» WRITTEN EXERCISE: Copy out each line exactly; pictures stay out of the copy.

» GIVEN MATERIAL:
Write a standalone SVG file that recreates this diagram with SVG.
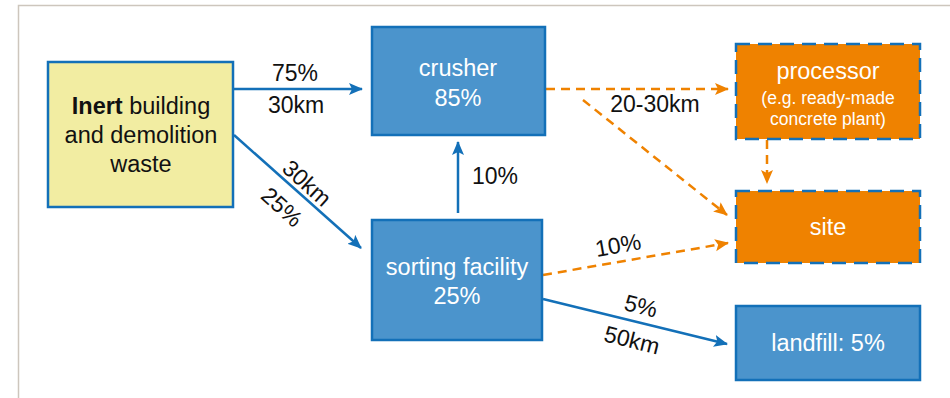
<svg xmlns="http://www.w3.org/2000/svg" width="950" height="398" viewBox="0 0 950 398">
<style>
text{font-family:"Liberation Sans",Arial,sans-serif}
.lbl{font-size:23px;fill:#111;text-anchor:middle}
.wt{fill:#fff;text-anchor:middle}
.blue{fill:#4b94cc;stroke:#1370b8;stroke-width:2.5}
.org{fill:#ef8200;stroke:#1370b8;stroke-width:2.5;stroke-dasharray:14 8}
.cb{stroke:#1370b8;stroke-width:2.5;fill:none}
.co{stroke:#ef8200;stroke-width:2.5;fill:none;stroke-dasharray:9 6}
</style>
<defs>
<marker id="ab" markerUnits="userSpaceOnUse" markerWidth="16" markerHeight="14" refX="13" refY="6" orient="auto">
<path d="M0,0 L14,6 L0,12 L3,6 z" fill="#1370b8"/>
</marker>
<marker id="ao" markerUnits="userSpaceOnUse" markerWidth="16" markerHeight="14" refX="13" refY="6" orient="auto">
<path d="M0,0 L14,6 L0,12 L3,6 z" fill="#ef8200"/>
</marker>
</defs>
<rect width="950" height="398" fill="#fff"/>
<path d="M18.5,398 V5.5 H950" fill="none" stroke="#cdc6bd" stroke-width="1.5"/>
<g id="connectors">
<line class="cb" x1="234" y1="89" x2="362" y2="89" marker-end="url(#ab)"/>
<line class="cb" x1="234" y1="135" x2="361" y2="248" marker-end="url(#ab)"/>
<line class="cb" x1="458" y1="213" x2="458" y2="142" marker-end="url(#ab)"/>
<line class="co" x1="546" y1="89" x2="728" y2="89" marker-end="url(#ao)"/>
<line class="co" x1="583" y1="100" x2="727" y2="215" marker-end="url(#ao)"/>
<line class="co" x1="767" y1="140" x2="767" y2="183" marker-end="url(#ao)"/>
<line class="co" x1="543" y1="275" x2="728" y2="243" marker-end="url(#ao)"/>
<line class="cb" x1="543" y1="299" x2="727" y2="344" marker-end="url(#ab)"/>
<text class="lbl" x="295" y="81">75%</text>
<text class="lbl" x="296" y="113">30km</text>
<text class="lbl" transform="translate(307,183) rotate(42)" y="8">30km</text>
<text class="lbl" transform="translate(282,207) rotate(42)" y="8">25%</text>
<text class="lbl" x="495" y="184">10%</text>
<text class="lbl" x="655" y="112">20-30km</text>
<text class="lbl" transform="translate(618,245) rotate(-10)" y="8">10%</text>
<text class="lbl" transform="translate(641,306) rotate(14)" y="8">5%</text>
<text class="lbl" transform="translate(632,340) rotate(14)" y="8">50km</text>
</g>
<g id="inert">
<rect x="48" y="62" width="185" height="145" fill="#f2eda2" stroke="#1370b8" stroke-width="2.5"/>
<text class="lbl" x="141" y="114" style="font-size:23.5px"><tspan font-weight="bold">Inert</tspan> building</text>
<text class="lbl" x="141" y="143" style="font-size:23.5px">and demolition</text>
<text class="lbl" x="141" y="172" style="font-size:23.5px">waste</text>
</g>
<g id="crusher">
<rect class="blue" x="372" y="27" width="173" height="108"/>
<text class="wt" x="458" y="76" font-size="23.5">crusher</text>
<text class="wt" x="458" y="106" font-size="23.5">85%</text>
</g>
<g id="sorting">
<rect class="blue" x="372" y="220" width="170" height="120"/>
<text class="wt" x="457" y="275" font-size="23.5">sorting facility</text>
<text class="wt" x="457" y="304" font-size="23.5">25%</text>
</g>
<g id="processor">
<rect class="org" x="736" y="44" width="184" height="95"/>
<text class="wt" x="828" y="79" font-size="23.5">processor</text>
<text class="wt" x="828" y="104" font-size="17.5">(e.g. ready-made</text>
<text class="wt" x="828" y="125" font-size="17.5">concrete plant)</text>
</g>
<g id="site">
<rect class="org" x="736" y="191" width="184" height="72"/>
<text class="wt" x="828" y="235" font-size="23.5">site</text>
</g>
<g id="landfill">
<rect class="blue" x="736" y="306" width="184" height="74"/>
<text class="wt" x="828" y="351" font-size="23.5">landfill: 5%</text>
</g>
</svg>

» ANSWER TO THE EXERCISE:
Write a standalone SVG file that recreates this diagram with SVG.
<svg xmlns="http://www.w3.org/2000/svg" width="950" height="398" viewBox="0 0 950 398">
<style>
text{font-family:"Liberation Sans",Arial,sans-serif}
.lbl{font-size:23px;fill:#111;text-anchor:middle}
.wt{fill:#fff;text-anchor:middle}
.blue{fill:#4b94cc;stroke:#1370b8;stroke-width:2.5}
.org{fill:#ef8200;stroke:#1370b8;stroke-width:2.5;stroke-dasharray:14 8}
.cb{stroke:#1370b8;stroke-width:2.5;fill:none}
.co{stroke:#ef8200;stroke-width:2.5;fill:none;stroke-dasharray:9 6}
</style>
<defs>
<marker id="ab" markerUnits="userSpaceOnUse" markerWidth="16" markerHeight="14" refX="13" refY="6" orient="auto">
<path d="M0,0 L14,6 L0,12 L3,6 z" fill="#1370b8"/>
</marker>
<marker id="ao" markerUnits="userSpaceOnUse" markerWidth="16" markerHeight="14" refX="13" refY="6" orient="auto">
<path d="M0,0 L14,6 L0,12 L3,6 z" fill="#ef8200"/>
</marker>
</defs>
<rect width="950" height="398" fill="#fff"/>
<path d="M18.5,398 V5.5 H950" fill="none" stroke="#cdc6bd" stroke-width="1.5"/>
<g id="connectors">
<line class="cb" x1="234" y1="89" x2="362" y2="89" marker-end="url(#ab)"/>
<line class="cb" x1="234" y1="135" x2="361" y2="248" marker-end="url(#ab)"/>
<line class="cb" x1="458" y1="213" x2="458" y2="142" marker-end="url(#ab)"/>
<line class="co" x1="546" y1="89" x2="728" y2="89" marker-end="url(#ao)"/>
<line class="co" x1="583" y1="100" x2="727" y2="215" marker-end="url(#ao)"/>
<line class="co" x1="767" y1="140" x2="767" y2="183" marker-end="url(#ao)"/>
<line class="co" x1="543" y1="275" x2="728" y2="243" marker-end="url(#ao)"/>
<line class="cb" x1="543" y1="299" x2="727" y2="344" marker-end="url(#ab)"/>
<text class="lbl" x="295" y="81">75%</text>
<text class="lbl" x="296" y="113">30km</text>
<text class="lbl" transform="translate(307,183) rotate(42)" y="8">30km</text>
<text class="lbl" transform="translate(282,207) rotate(42)" y="8">25%</text>
<text class="lbl" x="495" y="184">10%</text>
<text class="lbl" x="655" y="112">20-30km</text>
<text class="lbl" transform="translate(618,245) rotate(-10)" y="8">10%</text>
<text class="lbl" transform="translate(641,306) rotate(14)" y="8">5%</text>
<text class="lbl" transform="translate(632,340) rotate(14)" y="8">50km</text>
</g>
<g id="inert">
<rect x="48" y="62" width="185" height="145" fill="#f2eda2" stroke="#1370b8" stroke-width="2.5"/>
<text class="lbl" x="141" y="114" style="font-size:23.5px"><tspan font-weight="bold">Inert</tspan> building</text>
<text class="lbl" x="141" y="143" style="font-size:23.5px">and demolition</text>
<text class="lbl" x="141" y="172" style="font-size:23.5px">waste</text>
</g>
<g id="crusher">
<rect class="blue" x="372" y="27" width="173" height="108"/>
<text class="wt" x="458" y="76" font-size="23.5">crusher</text>
<text class="wt" x="458" y="106" font-size="23.5">85%</text>
</g>
<g id="sorting">
<rect class="blue" x="372" y="220" width="170" height="120"/>
<text class="wt" x="457" y="275" font-size="23.5">sorting facility</text>
<text class="wt" x="457" y="304" font-size="23.5">25%</text>
</g>
<g id="processor">
<rect class="org" x="736" y="44" width="184" height="95"/>
<text class="wt" x="828" y="79" font-size="23.5">processor</text>
<text class="wt" x="828" y="104" font-size="17.5">(e.g. ready-made</text>
<text class="wt" x="828" y="125" font-size="17.5">concrete plant)</text>
</g>
<g id="site">
<rect class="org" x="736" y="191" width="184" height="72"/>
<text class="wt" x="828" y="235" font-size="23.5">site</text>
</g>
<g id="landfill">
<rect class="blue" x="736" y="306" width="184" height="74"/>
<text class="wt" x="828" y="351" font-size="23.5">landfill: 5%</text>
</g>
</svg>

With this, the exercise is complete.